** START DATASET EXTRACT **

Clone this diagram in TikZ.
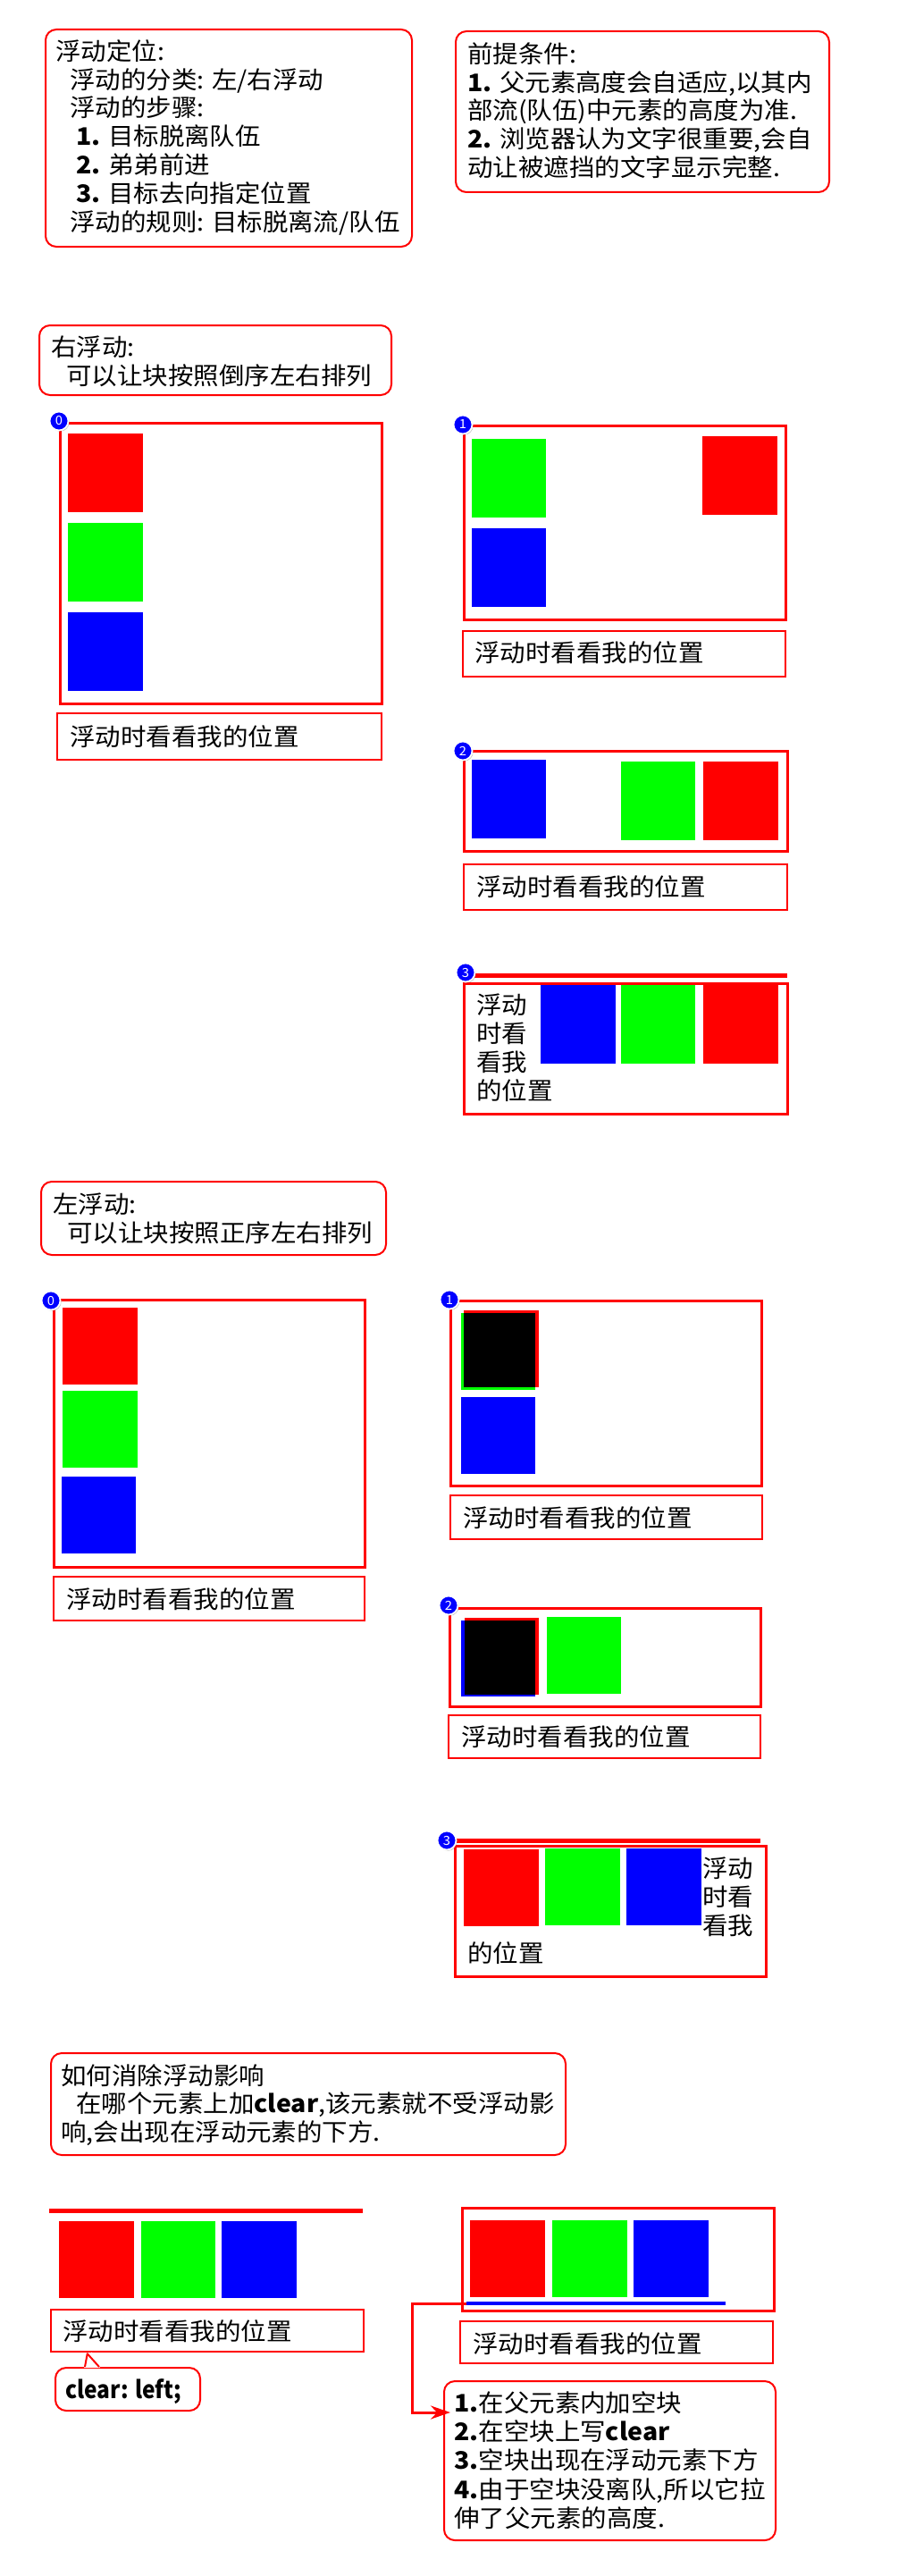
\documentclass[tikz,border=0pt]{standalone}
\usepackage{fontspec}
\usepackage{graphicx}
\setmainfont{Noto Sans CJK SC}[FakeStretch=1.055]
\usetikzlibrary{fit,shadows,arrows.meta}
\newcommand\boxat[4]{\node[#1, fit={(#3)(#4)}] (#2) {};}
\tikzset{
  roundbox/.style={draw=red, line width=2pt, rounded corners=12pt, inner sep=0pt},
  contbox/.style={draw=red, line width=3pt, inner sep=0pt},
  capbox/.style={draw=red, line width=2.5pt, inner sep=0pt},
  blockfill/.style={draw=none, inner sep=0pt},
  badgenode/.style={circle, fill=blue, draw=white, line width=1.8pt, minimum size=21pt, inner sep=0pt, text=white, font=\fontsize{14}{14}\selectfont, drop shadow={opacity=0.45, shadow xshift=1.2pt, shadow yshift=-1.2pt}},
  txtnode/.style={anchor=base west, inner sep=0pt, align=left, font=\fontsize{27}{31.8}\selectfont},
  connline/.style={draw=red, line width=3pt, -{Stealth[length=22pt,width=15pt]}},
}
\begin{document}
\begin{tikzpicture}[x=1pt,y=-1pt]
\fill[white] (0,0) rectangle (1024,2882);
\useasboundingbox (0,0) rectangle (1024,2882);

% ---------- top boxes ----------
\boxat{roundbox}{boxA}{51,33}{461,276}
\node[txtnode] (tA) at (62,258.1) {浮动定位:\\
\hspace*{16pt}浮动的分类: 左/右浮动\\
\hspace*{16pt}浮动的步骤:\\
\hspace*{23pt}\textbf{1.} 目标脱离队伍\\
\hspace*{23pt}\textbf{2.} 弟弟前进\\
\hspace*{23pt}\textbf{3.} 目标去向指定位置\\
\hspace*{16pt}浮动的规则: 目标脱离流/队伍};

\boxat{roundbox}{boxB}{510,35}{928,215}
\node[txtnode] (tB) at (523,197.5) {前提条件:\\
\textbf{1.} 父元素高度会自适应,以其内\\
部流(队伍)中元素的高度为准.\\
\textbf{2.} 浏览器认为文字很重要,会自\\
动让被遮挡的文字显示完整.};

% ---------- right float ----------
\boxat{roundbox}{hR}{44,364}{438,442}
\node[txtnode, font=\fontsize{27}{32}\selectfont] (thR) at (57,430.3) {右浮动:\\
\hspace*{17pt}可以让块按照倒序左右排列};

% R0
\boxat{contbox}{r0}{67,473}{427,787}
\boxat{blockfill, fill=red}{r0a}{76,485}{160,573}
\boxat{blockfill, fill=green}{r0b}{76,585}{160,673}
\boxat{blockfill, fill=blue}{r0c}{76,685}{160,773}
\boxat{capbox}{r0cap}{64,798}{427,850}
\node[txtnode] (r0t) at (78,834.3) {浮动时看看我的位置};

% R1
\boxat{contbox}{r1}{519,476}{879,693}
\boxat{blockfill, fill=green}{r1b}{528,491}{611,579}
\boxat{blockfill, fill=red}{r1a}{786,488}{870,576}
\boxat{blockfill, fill=blue}{r1c}{528,591}{611,679}
\boxat{capbox}{r1cap}{518,706}{879,757}
\node[txtnode] (r1t) at (531,740.3) {浮动时看看我的位置};

% R2
\boxat{contbox}{r2}{519,840}{881,952}
\boxat{blockfill, fill=blue}{r2c}{528,850}{611,938}
\boxat{blockfill, fill=green}{r2b}{695,852}{778,940}
\boxat{blockfill, fill=red}{r2a}{787,852}{871,940}
\boxat{capbox}{r2cap}{519,967}{881,1018}
\node[txtnode] (r2t) at (533,1002.3) {浮动时看看我的位置};

% R3
\boxat{blockfill, fill=red}{r3bar}{528,1089}{881,1094}
\boxat{contbox}{r3}{519,1100}{881,1246}
\boxat{blockfill, fill=blue}{r3c}{605,1102}{689,1190}
\boxat{blockfill, fill=green}{r3b}{695,1102}{778,1190}
\boxat{blockfill, fill=red}{r3a}{787,1102}{871,1190}
\node[txtnode, font=\fontsize{27}{32}\selectfont] (r3t) at (533,1230.3) {浮动\\时看\\看我\\的位置};

% ---------- left float ----------
\boxat{roundbox}{hL}{46,1322}{432,1404}
\node[txtnode, font=\fontsize{27}{32}\selectfont] (thL) at (59,1389.3) {左浮动:\\
\hspace*{16pt}可以让块按照正序左右排列};

% L0
\boxat{contbox}{l0}{60,1454}{408,1753}
\boxat{blockfill, fill=red}{l0a}{70,1463}{154,1549}
\boxat{blockfill, fill=green}{l0b}{70,1556}{154,1642}
\boxat{blockfill, fill=blue}{l0c}{69,1652}{152,1738}
\boxat{capbox}{l0cap}{60,1764}{408,1813}
\node[txtnode] (l0t) at (74,1799.3) {浮动时看看我的位置};

% L1
\boxat{contbox}{l1}{504,1455}{852,1662}
\boxat{blockfill, fill=green}{l1b}{516,1469}{599,1555}
\boxat{blockfill, fill=red}{l1a}{519,1466}{603,1552}
\boxat{blockfill, fill=black}{l1k}{519,1469}{599,1552}
\boxat{blockfill, fill=blue}{l1c}{516,1563}{599,1649}
\boxat{capbox}{l1cap}{504,1673}{853,1722}
\node[txtnode] (l1t) at (518,1708.3) {浮动时看看我的位置};

% L2
\boxat{contbox}{l2}{503,1799}{851,1909}
\boxat{blockfill, fill=blue}{l2c}{516,1813}{599,1898}
\boxat{blockfill, fill=red}{l2a}{520,1810}{603,1896}
\boxat{blockfill, fill=black}{l2k}{520,1813}{599,1896}
\boxat{blockfill, fill=green}{l2b}{612,1809}{695,1895}
\boxat{capbox}{l2cap}{502,1919}{851,1967}
\node[txtnode] (l2t) at (516,1953.3) {浮动时看看我的位置};

% L3
\boxat{blockfill, fill=red}{l3bar}{511,2057}{851,2062}
\boxat{contbox}{l3}{509,2065}{857,2211}
\boxat{blockfill, fill=red}{l3a}{519,2069}{603,2155}
\boxat{blockfill, fill=green}{l3b}{610,2068}{694,2154}
\boxat{blockfill, fill=blue}{l3c}{701,2068}{785,2154}
\node[txtnode, font=\fontsize{27}{32}\selectfont] (l3t) at (786,2164.3) {浮动\\时看\\看我};
\node[txtnode] (l3t2) at (523,2195.3) {的位置};

% ---------- clear ----------
\boxat{roundbox}{hC}{57,2297}{633,2411}
\node[txtnode, font=\fontsize{27}{31.5}\selectfont] (thC) at (68,2395.3) {如何消除浮动影响\\
\hspace*{17pt}在哪个元素上加\textbf{clear},该元素就不受浮动影\\
响,会出现在浮动元素的下方.};

% left example
\boxat{blockfill, fill=red}{cbar}{55,2471}{406,2476}
\boxat{blockfill, fill=red}{ca}{66,2485}{150,2571}
\boxat{blockfill, fill=green}{cb}{158,2485}{241,2571}
\boxat{blockfill, fill=blue}{cc}{248,2485}{332,2571}
\boxat{capbox}{ccap}{57,2584}{407,2631}
\node[txtnode] (ct) at (70,2618.3) {浮动时看看我的位置};
\boxat{roundbox}{callout}{62,2649}{224,2697}
\fill[white] ([xshift=33pt,yshift=-1pt]callout.north west) -- ([xshift=47pt,yshift=1pt]ccap.south west) -- ([xshift=51pt,yshift=-1pt]callout.north west) -- cycle;
\draw[red, line width=2pt, line join=round] ([xshift=34pt]callout.north west) -- ([xshift=42pt,yshift=-1pt]ccap.south west) -- ([xshift=50pt]callout.north west);
\node[txtnode, font=\bfseries\fontsize{27}{32}\selectfont] (cot) at (73,2683) {\scalebox{0.86}[1]{clear: left;}};

% right example
\boxat{contbox}{d}{517,2470}{866,2585}
\boxat{blockfill, fill=red}{da}{526,2484}{610,2570}
\boxat{blockfill, fill=green}{db}{618,2484}{702,2570}
\boxat{blockfill, fill=blue}{dc}{709,2484}{793,2570}
\boxat{blockfill, fill=blue}{blueline}{522,2575}{812,2579}
\boxat{capbox}{dcap}{515,2597}{865,2644}
\node[txtnode] (dt) at (529,2632.3) {浮动时看看我的位置};
\boxat{roundbox}{steps}{497,2664}{868,2842}
\node[txtnode, font=\fontsize{27}{32.25}\selectfont] (st) at (508,2827.3) {\textbf{1.}在父元素内加空块\\
\textbf{2.}在空块上写\textbf{clear}\\
\textbf{3.}空块出现在浮动元素下方\\
\textbf{4.}由于空块没离队,所以它拉\\
伸了父元素的高度.};
\coordinate (bend) at (461,2577);
\draw[connline] (blueline.west) -- (bend) |- ([xshift=8pt,yshift=-36pt]steps.north west);

% ---------- badges ----------
\node[badgenode] (b0) at (66,471) {0};
\node[badgenode] (b1) at (518,475) {1};
\node[badgenode] (b2) at (518,840) {2};
\node[badgenode] (b3) at (521,1088) {3};
\node[badgenode] (c0) at (57,1455) {0};
\node[badgenode] (c1) at (503,1454) {1};
\node[badgenode] (c2) at (502,1796) {2};
\node[badgenode] (c3) at (500,2059) {3};
\end{tikzpicture}
\end{document}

** END DATASET EXTRACT **

* YOUR INSTRUCTIONS
From the opening line of the listing above through the line bearing "(r1t) at (531,740.3)", repeat each line exactly. Drop every picture.

* RIGHT ANSWER
Clone this diagram in TikZ.
\documentclass[tikz,border=0pt]{standalone}
\usepackage{fontspec}
\usepackage{graphicx}
\setmainfont{Noto Sans CJK SC}[FakeStretch=1.055]
\usetikzlibrary{fit,shadows,arrows.meta}
\newcommand\boxat[4]{\node[#1, fit={(#3)(#4)}] (#2) {};}
\tikzset{
  roundbox/.style={draw=red, line width=2pt, rounded corners=12pt, inner sep=0pt},
  contbox/.style={draw=red, line width=3pt, inner sep=0pt},
  capbox/.style={draw=red, line width=2.5pt, inner sep=0pt},
  blockfill/.style={draw=none, inner sep=0pt},
  badgenode/.style={circle, fill=blue, draw=white, line width=1.8pt, minimum size=21pt, inner sep=0pt, text=white, font=\fontsize{14}{14}\selectfont, drop shadow={opacity=0.45, shadow xshift=1.2pt, shadow yshift=-1.2pt}},
  txtnode/.style={anchor=base west, inner sep=0pt, align=left, font=\fontsize{27}{31.8}\selectfont},
  connline/.style={draw=red, line width=3pt, -{Stealth[length=22pt,width=15pt]}},
}
\begin{document}
\begin{tikzpicture}[x=1pt,y=-1pt]
\fill[white] (0,0) rectangle (1024,2882);
\useasboundingbox (0,0) rectangle (1024,2882);

% ---------- top boxes ----------
\boxat{roundbox}{boxA}{51,33}{461,276}
\node[txtnode] (tA) at (62,258.1) {浮动定位:\\
\hspace*{16pt}浮动的分类: 左/右浮动\\
\hspace*{16pt}浮动的步骤:\\
\hspace*{23pt}\textbf{1.} 目标脱离队伍\\
\hspace*{23pt}\textbf{2.} 弟弟前进\\
\hspace*{23pt}\textbf{3.} 目标去向指定位置\\
\hspace*{16pt}浮动的规则: 目标脱离流/队伍};

\boxat{roundbox}{boxB}{510,35}{928,215}
\node[txtnode] (tB) at (523,197.5) {前提条件:\\
\textbf{1.} 父元素高度会自适应,以其内\\
部流(队伍)中元素的高度为准.\\
\textbf{2.} 浏览器认为文字很重要,会自\\
动让被遮挡的文字显示完整.};

% ---------- right float ----------
\boxat{roundbox}{hR}{44,364}{438,442}
\node[txtnode, font=\fontsize{27}{32}\selectfont] (thR) at (57,430.3) {右浮动:\\
\hspace*{17pt}可以让块按照倒序左右排列};

% R0
\boxat{contbox}{r0}{67,473}{427,787}
\boxat{blockfill, fill=red}{r0a}{76,485}{160,573}
\boxat{blockfill, fill=green}{r0b}{76,585}{160,673}
\boxat{blockfill, fill=blue}{r0c}{76,685}{160,773}
\boxat{capbox}{r0cap}{64,798}{427,850}
\node[txtnode] (r0t) at (78,834.3) {浮动时看看我的位置};

% R1
\boxat{contbox}{r1}{519,476}{879,693}
\boxat{blockfill, fill=green}{r1b}{528,491}{611,579}
\boxat{blockfill, fill=red}{r1a}{786,488}{870,576}
\boxat{blockfill, fill=blue}{r1c}{528,591}{611,679}
\boxat{capbox}{r1cap}{518,706}{879,757}
\node[txtnode] (r1t) at (531,740.3) {浮动时看看我的位置};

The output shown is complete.